Course announcements

Please register for the course using the following form.
In order to allow completion of a course project at the end of the semester, I hope to use our friday recitation time to present a few actual lectures early in the semester, and cancel lectures in the final weeks.

Course Overview

The need for efficient algorithms arises in nearly every area of computer science. But the type of problem to be solved, the notion of what algorithms are "efficient," and even the model of computation can vary widely from area to area. In this second course in algorithms, we will survey many of the techniques that apply broadly in the design of efficient algorithms, and study their application in a wide range of application domains and computational models. Techniques to be covered include amortization, randomization, fingerprinting, word-level parallelism, bit scaling, dynamic programming, network flow, linear programming, fixed-parameter algorithms, and approximation algorithms. Domains include string algorithms; network optimization; parallel algorithms; computational geometry; online algorithms; external memory, cache, and streaming algorithms; and data structures.
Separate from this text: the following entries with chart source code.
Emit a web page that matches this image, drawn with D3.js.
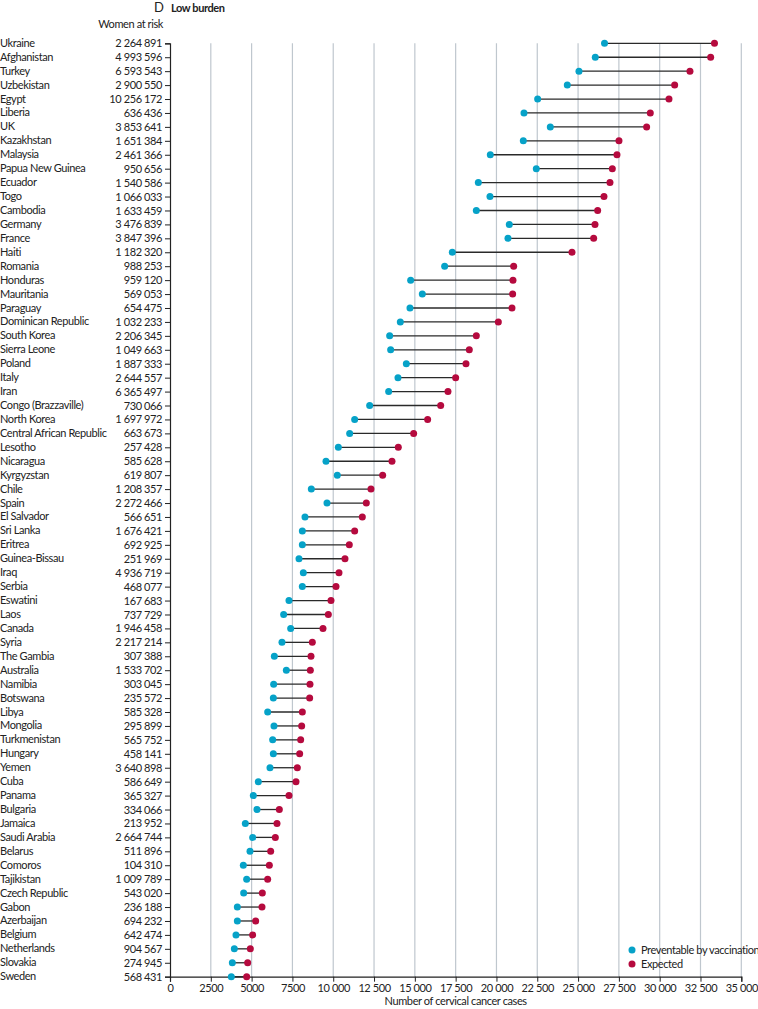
<!DOCTYPE html>
<html>
<head>
<meta charset="utf-8">
<script src="https://cdn.jsdelivr.net/npm/d3@7"></script>
<style>
  body { margin: 0; background: #fff; }
  svg text { font-family: "Lato", sans-serif; fill: #222; letter-spacing: -0.4px; }
</style>
</head>
<body>
<div id="chart-container"></div>
<script>
var countries = ["Ukraine", "Afghanistan", "Turkey", "Uzbekistan", "Egypt", "Liberia", "UK", "Kazakhstan",
    "Malaysia", "Papua New Guinea", "Ecuador", "Togo", "Cambodia", "Germany", "France", "Haiti", "Romania",
    "Honduras", "Mauritania", "Paraguay", "Dominican Republic", "South Korea", "Sierra Leone", "Poland",
    "Italy", "Iran", "Congo (Brazzaville)", "North Korea", "Central African Republic", "Lesotho", "Nicaragua",
    "Kyrgyzstan", "Chile", "Spain", "El Salvador", "Sri Lanka", "Eritrea", "Guinea-Bissau", "Iraq", "Serbia",
    "Eswatini", "Laos", "Canada", "Syria", "The Gambia", "Australia", "Namibia", "Botswana", "Libya",
    "Mongolia", "Turkmenistan", "Hungary", "Yemen", "Cuba", "Panama", "Bulgaria", "Jamaica", "Saudi Arabia",
    "Belarus", "Comoros", "Tajikistan", "Czech Republic", "Gabon", "Azerbaijan", "Belgium", "Netherlands",
    "Slovakia", "Sweden"];

var womenAtRisk = [2264891, 4993596, 6593543, 2900550, 10256172, 636436, 3853641, 1651384,
    2461366, 950656, 1540586, 1066033, 1633459, 3476839, 3847396, 1182320, 988253,
    959120, 569053, 654475, 1032233, 2206345, 1049663, 1887333,
    2644557, 6365497, 730066, 1697972, 663673, 257428, 585628,
    619807, 1208357, 2272466, 566651, 1676421, 692925, 251969, 4936719, 468077,
    167683, 737729, 1946458, 2217214, 307388, 1533702, 303045, 235572, 585328,
    295899, 565752, 458141, 3640898, 586649, 365327, 334066, 213952, 2664744,
    511896, 104310, 1009789, 543020, 236188, 694232, 642474, 904567,
    274945, 568431];

var preventable = [26620, 26055, 25055, 24340, 22524, 21686, 23299, 21645,
    19623, 22441, 18889, 19603, 18766, 20787, 20706, 17296, 16826,
    14744, 15458, 14702, 14110, 13457, 13518, 14478,
    13967, 13396, 12232, 11313, 11007, 10312, 9557,
    10250, 8658, 9618, 8270, 8107, 8107, 7903, 8168, 8107,
    7290, 6963, 7393, 6861, 6392, 7127, 6351, 6331, 5984,
    6371, 6290, 6331, 6126, 5411, 5105, 5330, 4615, 5064,
    4901, 4492, 4697, 4513, 4125, 4125, 4043, 3941,
    3818, 3757];

var expected = [33357, 33122, 31855, 30918, 30569, 29425, 29200, 27506,
    27383, 27098, 26954, 26587, 26200, 26036, 25955, 24627, 21054,
    21012, 20992, 20951, 20114, 18766, 18337, 18133,
    17500, 17030, 16583, 15784, 14927, 13987, 13600,
    13028, 12313, 12027, 11782, 11313, 10985, 10720, 10353, 10169,
    9863, 9700, 9373, 8719, 8638, 8597, 8576, 8556, 8107,
    8066, 8005, 7944, 7801, 7719, 7290, 6698, 6555, 6453,
    6167, 6085, 5982, 5656, 5636, 5248, 5064, 4921,
    4758, 4697];

var xTicks = [0, 2500, 5000, 7500, 10000, 12500, 15000, 17500, 20000, 22500, 25000, 27500, 30000, 32500, 35000];

var legendItems = ["Preventable by vaccination", "Expected"];

var settings = {
    w: 758,
    h: 1009,
    left: 170,
    right: 741.3,
    top: 43.3,
    bottom: 976.7,
    teal: "#06a2c8",
    red: "#b50a3e",
    grid: "#bfc7ce"
};

// space-grouped thousands, 4-digit numbers left alone
function fmtNum(v) {
    if (v < 10000) return String(v);
    return String(v).replace(/\B(?=(\d{3})+(?!\d))/g, " ");
}

var data = countries.map(function(c, i) {
    return { name: c, risk: womenAtRisk[i], prev: preventable[i], exp: expected[i] };
});

var svg = d3.select("#chart-container").append("svg")
    .attr("width", settings.w).attr("height", settings.h);

var xScale = d3.scaleLinear().domain([0, 35000]).range([settings.left, settings.right]);
var yScale = d3.scalePoint().domain(countries).range([settings.top, settings.bottom]);

// gridlines
svg.append("g").selectAll("line")
    .data(xTicks.filter(function(d) { return d > 0; }))
    .enter().append("line")
    .attr("x1", function(d) { return xScale(d); })
    .attr("x2", function(d) { return xScale(d); })
    .attr("y1", settings.top)
    .attr("y2", settings.bottom)
    .attr("stroke", settings.grid)
    .attr("stroke-width", 1.2);

// bottom axis
var xAxis = d3.axisBottom(xScale).tickValues(xTicks).tickSize(5).tickPadding(3).tickFormat(fmtNum);
var gx = svg.append("g")
    .attr("transform", "translate(0," + settings.bottom + ")")
    .call(xAxis);
gx.select(".domain").attr("stroke", "#222").attr("stroke-width", 1.2);
gx.selectAll(".tick line").attr("stroke", "#222");
gx.selectAll("text").style("font-size", "11px").attr("fill", "#222");

// left axis with women at risk as labels
var yAxis = d3.axisLeft(yScale).tickSize(5).tickPadding(3)
    .tickFormat(function(d, i) { return fmtNum(womenAtRisk[i]); });
var gy = svg.append("g")
    .attr("transform", "translate(" + settings.left + ",0)")
    .call(yAxis);
gy.select(".domain").attr("stroke", "#222").attr("stroke-width", 1.2);
gy.selectAll(".tick line").attr("stroke", "#222");
gy.selectAll("text").style("font-size", "11px").attr("fill", "#222");

// country names
svg.append("g").selectAll("text")
    .data(data)
    .enter().append("text")
    .attr("x", 0)
    .attr("y", function(d) { return yScale(d.name); })
    .attr("dy", "0.32em")
    .style("font-size", "11px")
    .text(function(d) { return d.name; });

// connectors
svg.append("g").selectAll("line")
    .data(data)
    .enter().append("line")
    .attr("x1", function(d) { return xScale(d.prev); })
    .attr("x2", function(d) { return xScale(d.exp); })
    .attr("y1", function(d) { return yScale(d.name); })
    .attr("y2", function(d) { return yScale(d.name); })
    .attr("stroke", "#2a2a2a")
    .attr("stroke-width", 1.3);

svg.append("g").selectAll("circle")
    .data(data)
    .enter().append("circle")
    .attr("cx", function(d) { return xScale(d.prev); })
    .attr("cy", function(d) { return yScale(d.name); })
    .attr("r", 3.5)
    .attr("fill", settings.teal);

svg.append("g").selectAll("circle")
    .data(data)
    .enter().append("circle")
    .attr("cx", function(d) { return xScale(d.exp); })
    .attr("cy", function(d) { return yScale(d.name); })
    .attr("r", 3.5)
    .attr("fill", settings.red);

// titles
svg.append("text").attr("x", 154).attr("y", 12)
    .style("font-size", "13px").text("D");
svg.append("text").attr("x", 171).attr("y", 12)
    .style("font-size", "11px").style("font-weight", "bold").text("Low burden");
svg.append("text").attr("x", 163).attr("y", 28).attr("text-anchor", "end")
    .style("font-size", "11px").text("Women at risk");

svg.append("text")
    .attr("x", (settings.left + settings.right) / 2)
    .attr("y", 1005)
    .attr("text-anchor", "middle")
    .style("font-size", "11px")
    .text("Number of cervical cancer cases");

// legend
var legend = svg.append("g").attr("transform", "translate(632,950)");
legend.selectAll("circle")
    .data(legendItems)
    .enter().append("circle")
    .attr("cx", 0)
    .attr("cy", function(d, i) { return i * 14; })
    .attr("r", 3.5)
    .attr("fill", function(d, i) { return i === 0 ? settings.teal : settings.red; });
legend.selectAll("text")
    .data(legendItems)
    .enter().append("text")
    .attr("x", 9)
    .attr("y", function(d, i) { return i * 14; })
    .attr("dy", "0.35em")
    .style("font-size", "11px")
    .text(function(d) { return d; });
</script>
</body>
</html>
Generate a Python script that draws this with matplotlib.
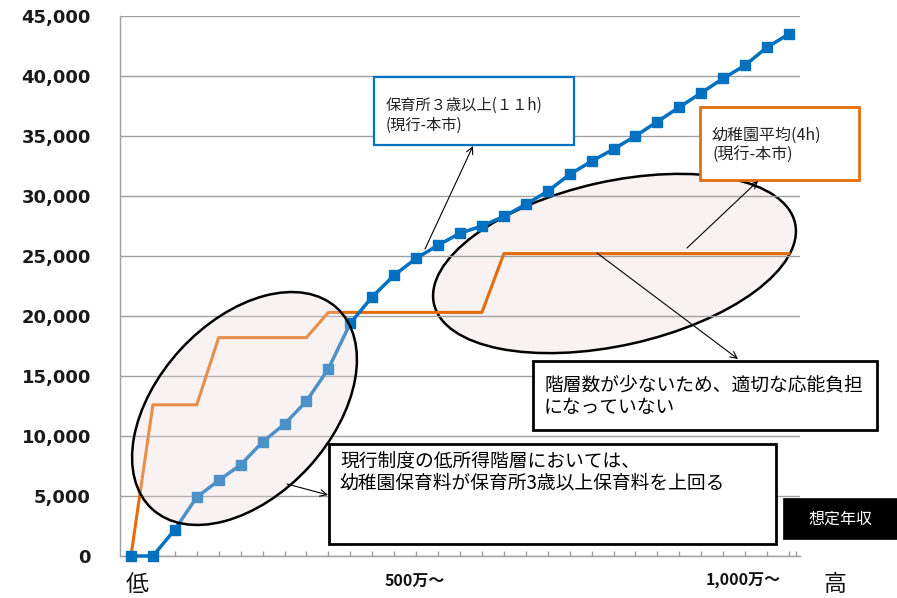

The prerequisites for this class are undergraduate courses in algorithms (e.g., 6.046) and discrete mathematics and probability (e.g., 6.042), in addition to mathematical maturity.

The coursework will involve problem sets and a final project that is research-oriented. For more details, see the handout on course information.

Problem Sets

Collaboration on problem sets is strongly encouraged except where explicitly forbidden. However, each person must independently write up his/her own solution, and you must list all collaborators on your problem set. You may not seek out answers from other sources without prior permission. In particular, you may not use bibles or posted solutions to problems from previous years.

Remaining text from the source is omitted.